## Task requirements
Read the lines that follow and tally those with the word "this"; give the number and nothing else.

— START Entries supplied —

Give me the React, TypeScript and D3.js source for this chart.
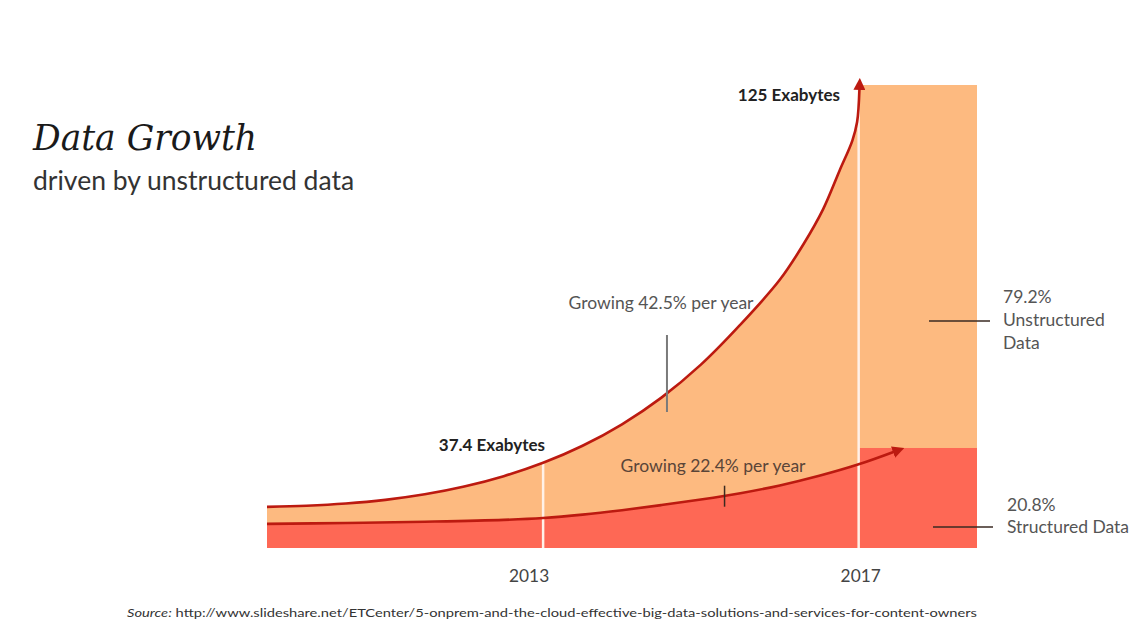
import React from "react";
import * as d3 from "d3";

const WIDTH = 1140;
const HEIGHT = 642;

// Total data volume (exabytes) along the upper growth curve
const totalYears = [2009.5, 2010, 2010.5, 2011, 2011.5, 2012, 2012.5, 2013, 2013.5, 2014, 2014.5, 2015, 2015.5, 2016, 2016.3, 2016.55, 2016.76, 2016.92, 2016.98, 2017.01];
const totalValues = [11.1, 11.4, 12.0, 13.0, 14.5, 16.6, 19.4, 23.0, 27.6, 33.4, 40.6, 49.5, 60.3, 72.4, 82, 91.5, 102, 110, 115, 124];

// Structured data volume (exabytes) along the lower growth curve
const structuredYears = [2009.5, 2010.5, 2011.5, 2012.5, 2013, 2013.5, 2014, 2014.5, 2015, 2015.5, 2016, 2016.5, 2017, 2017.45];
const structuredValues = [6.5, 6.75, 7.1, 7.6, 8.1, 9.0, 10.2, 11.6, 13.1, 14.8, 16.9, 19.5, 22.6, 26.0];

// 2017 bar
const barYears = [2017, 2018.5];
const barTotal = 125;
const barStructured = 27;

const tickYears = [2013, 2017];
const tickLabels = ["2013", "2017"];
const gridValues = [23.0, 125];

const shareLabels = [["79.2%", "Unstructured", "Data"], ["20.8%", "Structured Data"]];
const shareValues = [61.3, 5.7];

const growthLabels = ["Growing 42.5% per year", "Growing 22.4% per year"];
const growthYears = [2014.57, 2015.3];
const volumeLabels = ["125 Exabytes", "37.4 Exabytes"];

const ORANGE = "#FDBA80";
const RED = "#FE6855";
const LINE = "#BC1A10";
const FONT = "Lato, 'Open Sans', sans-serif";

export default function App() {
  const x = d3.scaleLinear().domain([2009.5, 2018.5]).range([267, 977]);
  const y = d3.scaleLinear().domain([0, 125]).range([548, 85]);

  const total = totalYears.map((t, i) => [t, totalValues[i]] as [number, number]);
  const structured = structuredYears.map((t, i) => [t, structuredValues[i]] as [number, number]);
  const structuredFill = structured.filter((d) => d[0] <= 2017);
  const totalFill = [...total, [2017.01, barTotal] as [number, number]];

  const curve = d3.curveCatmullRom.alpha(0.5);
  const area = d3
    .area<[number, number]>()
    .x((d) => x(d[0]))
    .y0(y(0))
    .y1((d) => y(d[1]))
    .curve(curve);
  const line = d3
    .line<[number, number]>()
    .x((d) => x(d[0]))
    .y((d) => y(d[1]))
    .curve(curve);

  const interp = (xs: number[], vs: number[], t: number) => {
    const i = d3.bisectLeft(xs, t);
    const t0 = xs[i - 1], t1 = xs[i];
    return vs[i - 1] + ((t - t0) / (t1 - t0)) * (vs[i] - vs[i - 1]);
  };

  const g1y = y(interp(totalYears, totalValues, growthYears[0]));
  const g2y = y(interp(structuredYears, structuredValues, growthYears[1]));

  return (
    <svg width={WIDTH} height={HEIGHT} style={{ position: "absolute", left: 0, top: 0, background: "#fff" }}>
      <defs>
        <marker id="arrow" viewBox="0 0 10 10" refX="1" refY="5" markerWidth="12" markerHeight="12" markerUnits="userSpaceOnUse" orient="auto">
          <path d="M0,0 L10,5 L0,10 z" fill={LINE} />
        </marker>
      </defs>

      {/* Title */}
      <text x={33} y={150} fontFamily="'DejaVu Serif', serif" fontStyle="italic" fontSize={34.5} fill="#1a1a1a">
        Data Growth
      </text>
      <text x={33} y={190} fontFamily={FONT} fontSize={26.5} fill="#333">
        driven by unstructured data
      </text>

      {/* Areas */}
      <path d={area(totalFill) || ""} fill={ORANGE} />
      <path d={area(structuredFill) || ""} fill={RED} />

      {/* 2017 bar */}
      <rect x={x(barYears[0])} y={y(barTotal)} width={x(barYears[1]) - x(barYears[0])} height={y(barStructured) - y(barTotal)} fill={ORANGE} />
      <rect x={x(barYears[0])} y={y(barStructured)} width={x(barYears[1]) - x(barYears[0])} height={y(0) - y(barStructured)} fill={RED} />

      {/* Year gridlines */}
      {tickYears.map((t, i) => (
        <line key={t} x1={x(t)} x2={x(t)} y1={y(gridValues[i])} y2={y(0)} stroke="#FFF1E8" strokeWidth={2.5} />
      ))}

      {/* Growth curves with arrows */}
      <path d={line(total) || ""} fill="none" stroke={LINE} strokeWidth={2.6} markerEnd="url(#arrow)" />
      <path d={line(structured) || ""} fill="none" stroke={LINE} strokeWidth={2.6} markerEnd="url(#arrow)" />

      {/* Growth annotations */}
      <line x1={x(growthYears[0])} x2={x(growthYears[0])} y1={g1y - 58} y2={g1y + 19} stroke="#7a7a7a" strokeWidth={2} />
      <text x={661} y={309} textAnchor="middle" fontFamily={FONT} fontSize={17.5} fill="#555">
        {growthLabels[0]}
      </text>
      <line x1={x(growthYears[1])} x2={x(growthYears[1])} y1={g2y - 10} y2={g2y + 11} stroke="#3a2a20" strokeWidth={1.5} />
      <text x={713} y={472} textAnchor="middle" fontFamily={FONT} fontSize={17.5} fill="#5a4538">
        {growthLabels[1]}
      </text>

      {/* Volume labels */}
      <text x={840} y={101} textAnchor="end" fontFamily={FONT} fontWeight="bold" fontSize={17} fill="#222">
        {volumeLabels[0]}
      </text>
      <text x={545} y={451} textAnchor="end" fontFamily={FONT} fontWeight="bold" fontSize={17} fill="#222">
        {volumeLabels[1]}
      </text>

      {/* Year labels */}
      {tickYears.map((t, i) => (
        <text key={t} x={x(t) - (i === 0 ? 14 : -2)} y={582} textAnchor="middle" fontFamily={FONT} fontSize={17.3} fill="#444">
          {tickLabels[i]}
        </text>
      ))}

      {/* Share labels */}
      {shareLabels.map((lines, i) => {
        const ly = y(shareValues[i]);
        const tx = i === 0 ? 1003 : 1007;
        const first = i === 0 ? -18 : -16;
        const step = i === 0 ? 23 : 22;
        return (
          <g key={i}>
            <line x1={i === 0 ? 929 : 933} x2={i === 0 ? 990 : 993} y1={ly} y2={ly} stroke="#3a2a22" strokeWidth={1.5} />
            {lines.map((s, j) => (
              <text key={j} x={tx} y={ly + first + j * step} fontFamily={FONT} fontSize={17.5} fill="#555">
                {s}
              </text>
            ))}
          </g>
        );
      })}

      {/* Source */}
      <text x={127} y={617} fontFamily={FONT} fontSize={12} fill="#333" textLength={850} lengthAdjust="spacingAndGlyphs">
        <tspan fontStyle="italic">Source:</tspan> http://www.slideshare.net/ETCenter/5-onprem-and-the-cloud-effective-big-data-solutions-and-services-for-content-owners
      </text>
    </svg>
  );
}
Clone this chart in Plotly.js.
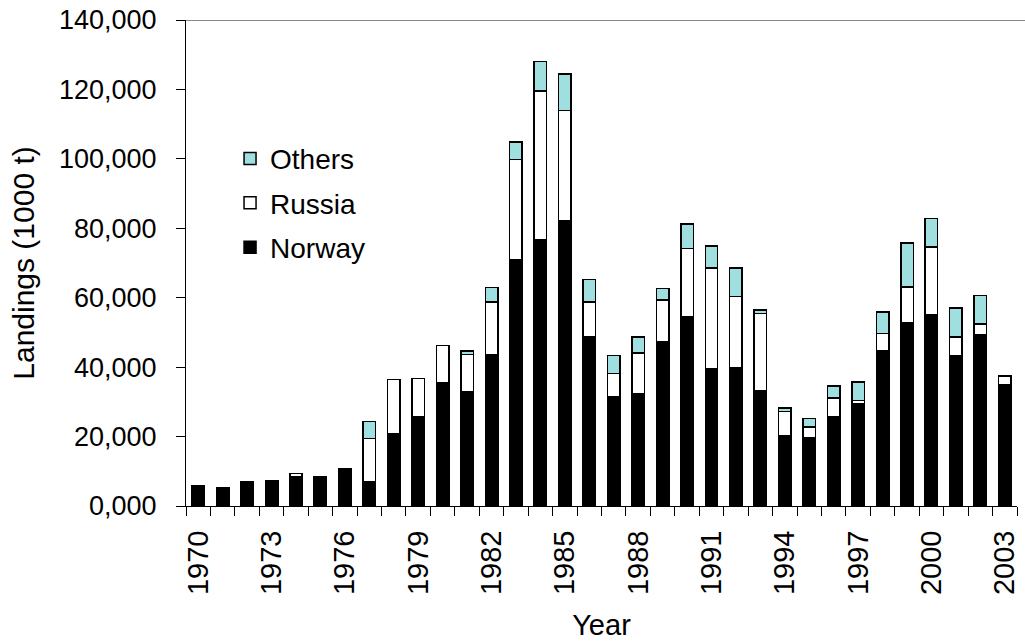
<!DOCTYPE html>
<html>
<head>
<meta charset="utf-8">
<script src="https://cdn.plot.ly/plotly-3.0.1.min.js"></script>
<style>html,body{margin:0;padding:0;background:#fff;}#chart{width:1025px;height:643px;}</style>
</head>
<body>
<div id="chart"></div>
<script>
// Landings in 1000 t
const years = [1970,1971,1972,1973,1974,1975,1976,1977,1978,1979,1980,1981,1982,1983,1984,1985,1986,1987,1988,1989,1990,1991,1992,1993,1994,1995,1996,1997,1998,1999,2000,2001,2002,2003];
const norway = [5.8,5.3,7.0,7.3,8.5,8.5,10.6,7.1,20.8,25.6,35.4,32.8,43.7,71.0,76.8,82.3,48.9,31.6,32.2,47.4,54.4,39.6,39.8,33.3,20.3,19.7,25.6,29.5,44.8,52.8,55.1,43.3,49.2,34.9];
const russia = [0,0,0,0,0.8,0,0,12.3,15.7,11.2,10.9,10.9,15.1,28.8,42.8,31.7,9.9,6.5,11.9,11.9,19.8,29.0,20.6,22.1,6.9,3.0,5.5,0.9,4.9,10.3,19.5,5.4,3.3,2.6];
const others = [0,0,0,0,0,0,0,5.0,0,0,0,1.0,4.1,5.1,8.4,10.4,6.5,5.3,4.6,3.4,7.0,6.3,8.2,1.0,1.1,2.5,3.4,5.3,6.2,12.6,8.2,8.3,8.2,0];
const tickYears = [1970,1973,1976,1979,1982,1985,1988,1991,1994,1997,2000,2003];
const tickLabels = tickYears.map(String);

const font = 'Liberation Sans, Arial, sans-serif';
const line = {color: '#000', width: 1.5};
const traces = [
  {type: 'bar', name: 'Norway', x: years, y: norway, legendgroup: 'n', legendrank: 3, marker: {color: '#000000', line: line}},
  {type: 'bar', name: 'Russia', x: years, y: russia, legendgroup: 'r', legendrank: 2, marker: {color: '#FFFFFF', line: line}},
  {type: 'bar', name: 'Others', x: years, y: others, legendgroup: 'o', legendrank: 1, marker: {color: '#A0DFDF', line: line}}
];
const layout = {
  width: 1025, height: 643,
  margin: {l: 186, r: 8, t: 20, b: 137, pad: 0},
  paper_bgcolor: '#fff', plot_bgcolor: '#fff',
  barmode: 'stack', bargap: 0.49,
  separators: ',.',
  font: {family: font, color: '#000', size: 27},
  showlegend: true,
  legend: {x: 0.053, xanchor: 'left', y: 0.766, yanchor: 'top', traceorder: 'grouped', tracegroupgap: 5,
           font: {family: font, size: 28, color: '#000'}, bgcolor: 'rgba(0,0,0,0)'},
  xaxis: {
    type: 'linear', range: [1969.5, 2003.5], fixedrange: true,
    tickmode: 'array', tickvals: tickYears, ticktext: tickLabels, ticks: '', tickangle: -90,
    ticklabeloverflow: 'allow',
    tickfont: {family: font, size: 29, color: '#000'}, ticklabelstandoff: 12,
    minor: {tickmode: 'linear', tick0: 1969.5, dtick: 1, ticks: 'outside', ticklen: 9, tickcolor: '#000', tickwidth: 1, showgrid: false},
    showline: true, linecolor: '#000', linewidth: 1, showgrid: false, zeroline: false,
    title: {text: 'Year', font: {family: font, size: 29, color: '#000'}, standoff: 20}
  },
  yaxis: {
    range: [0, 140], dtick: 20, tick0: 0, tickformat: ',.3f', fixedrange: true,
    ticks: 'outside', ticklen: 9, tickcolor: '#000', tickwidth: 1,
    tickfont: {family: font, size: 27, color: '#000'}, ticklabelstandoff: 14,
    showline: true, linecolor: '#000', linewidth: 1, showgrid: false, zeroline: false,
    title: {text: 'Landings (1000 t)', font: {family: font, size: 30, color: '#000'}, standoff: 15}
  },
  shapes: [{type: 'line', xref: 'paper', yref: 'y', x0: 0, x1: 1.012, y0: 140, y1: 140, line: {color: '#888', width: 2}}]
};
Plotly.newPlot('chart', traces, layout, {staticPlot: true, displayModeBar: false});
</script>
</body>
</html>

— END Entries supplied —
— START Entries supplied —

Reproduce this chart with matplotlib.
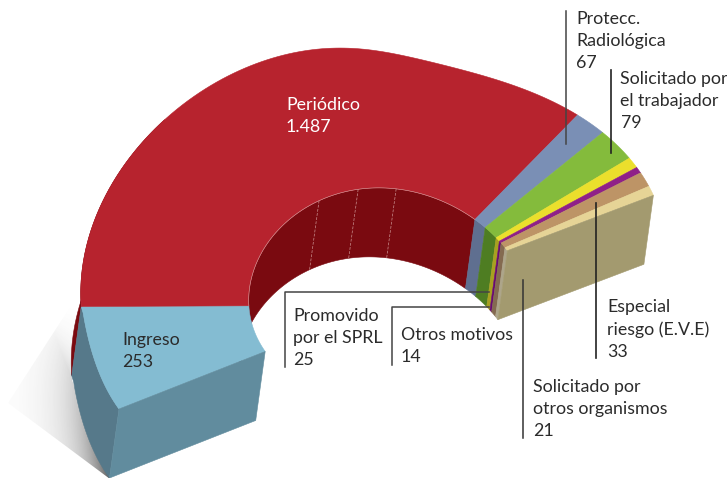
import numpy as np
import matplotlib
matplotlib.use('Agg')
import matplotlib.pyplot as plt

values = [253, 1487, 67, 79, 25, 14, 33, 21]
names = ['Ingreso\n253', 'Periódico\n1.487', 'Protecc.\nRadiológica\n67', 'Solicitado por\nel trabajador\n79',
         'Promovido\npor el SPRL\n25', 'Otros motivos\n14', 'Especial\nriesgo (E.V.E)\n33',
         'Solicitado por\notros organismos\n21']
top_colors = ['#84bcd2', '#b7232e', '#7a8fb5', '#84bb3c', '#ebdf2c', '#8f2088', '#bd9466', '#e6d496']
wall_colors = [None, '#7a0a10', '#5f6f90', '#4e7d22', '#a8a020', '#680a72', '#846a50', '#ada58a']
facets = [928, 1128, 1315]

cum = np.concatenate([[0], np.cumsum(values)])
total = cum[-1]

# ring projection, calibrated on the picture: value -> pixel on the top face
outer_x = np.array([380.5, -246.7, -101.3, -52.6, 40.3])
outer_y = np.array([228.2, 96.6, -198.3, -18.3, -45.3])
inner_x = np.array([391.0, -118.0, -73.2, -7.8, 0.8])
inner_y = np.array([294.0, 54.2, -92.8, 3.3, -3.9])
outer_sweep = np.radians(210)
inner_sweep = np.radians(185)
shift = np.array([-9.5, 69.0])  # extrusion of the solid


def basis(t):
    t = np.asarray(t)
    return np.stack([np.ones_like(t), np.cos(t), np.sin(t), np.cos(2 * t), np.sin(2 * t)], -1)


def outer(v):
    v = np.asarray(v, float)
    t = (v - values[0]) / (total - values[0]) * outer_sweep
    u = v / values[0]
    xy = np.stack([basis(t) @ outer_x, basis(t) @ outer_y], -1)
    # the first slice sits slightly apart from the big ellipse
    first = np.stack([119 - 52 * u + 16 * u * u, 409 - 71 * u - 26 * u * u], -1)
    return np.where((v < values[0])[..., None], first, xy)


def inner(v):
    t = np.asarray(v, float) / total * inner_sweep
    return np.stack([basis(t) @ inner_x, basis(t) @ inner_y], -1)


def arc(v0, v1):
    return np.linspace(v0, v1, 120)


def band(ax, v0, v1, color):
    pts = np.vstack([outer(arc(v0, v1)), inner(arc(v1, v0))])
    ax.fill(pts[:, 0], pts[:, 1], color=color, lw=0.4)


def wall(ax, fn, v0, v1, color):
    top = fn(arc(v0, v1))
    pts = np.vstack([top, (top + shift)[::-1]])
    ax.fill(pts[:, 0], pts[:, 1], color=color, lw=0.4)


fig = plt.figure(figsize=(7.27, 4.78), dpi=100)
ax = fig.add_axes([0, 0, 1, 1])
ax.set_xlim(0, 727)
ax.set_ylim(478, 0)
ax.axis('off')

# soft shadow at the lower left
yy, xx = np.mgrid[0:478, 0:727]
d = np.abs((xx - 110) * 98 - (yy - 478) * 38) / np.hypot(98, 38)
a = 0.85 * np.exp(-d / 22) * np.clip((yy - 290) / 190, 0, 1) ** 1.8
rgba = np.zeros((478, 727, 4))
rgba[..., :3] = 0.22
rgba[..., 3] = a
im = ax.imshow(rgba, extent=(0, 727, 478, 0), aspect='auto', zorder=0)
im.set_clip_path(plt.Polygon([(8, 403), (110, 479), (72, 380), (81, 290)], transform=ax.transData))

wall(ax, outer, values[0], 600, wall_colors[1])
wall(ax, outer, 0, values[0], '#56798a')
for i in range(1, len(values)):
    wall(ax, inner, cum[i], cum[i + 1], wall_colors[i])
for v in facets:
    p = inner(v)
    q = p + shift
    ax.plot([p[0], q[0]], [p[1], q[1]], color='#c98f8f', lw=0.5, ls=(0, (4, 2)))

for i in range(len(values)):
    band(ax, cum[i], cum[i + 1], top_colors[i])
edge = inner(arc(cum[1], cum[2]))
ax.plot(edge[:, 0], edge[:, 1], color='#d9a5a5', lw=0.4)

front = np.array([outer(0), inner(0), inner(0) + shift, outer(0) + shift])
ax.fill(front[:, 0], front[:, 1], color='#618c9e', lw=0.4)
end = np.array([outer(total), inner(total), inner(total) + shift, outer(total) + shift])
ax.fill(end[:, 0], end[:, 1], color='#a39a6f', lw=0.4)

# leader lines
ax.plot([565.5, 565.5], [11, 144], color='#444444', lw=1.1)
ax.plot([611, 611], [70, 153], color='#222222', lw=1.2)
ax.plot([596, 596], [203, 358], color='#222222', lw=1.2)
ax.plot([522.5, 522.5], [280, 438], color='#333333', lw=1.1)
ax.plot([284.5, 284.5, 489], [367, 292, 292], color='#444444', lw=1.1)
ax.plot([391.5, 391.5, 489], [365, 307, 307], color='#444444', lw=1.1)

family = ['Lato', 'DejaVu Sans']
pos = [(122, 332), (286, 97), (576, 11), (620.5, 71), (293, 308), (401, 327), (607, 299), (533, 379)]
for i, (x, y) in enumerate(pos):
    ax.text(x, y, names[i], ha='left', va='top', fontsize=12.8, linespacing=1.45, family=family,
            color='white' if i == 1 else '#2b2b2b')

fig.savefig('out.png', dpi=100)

— END Entries supplied —

## Task output
3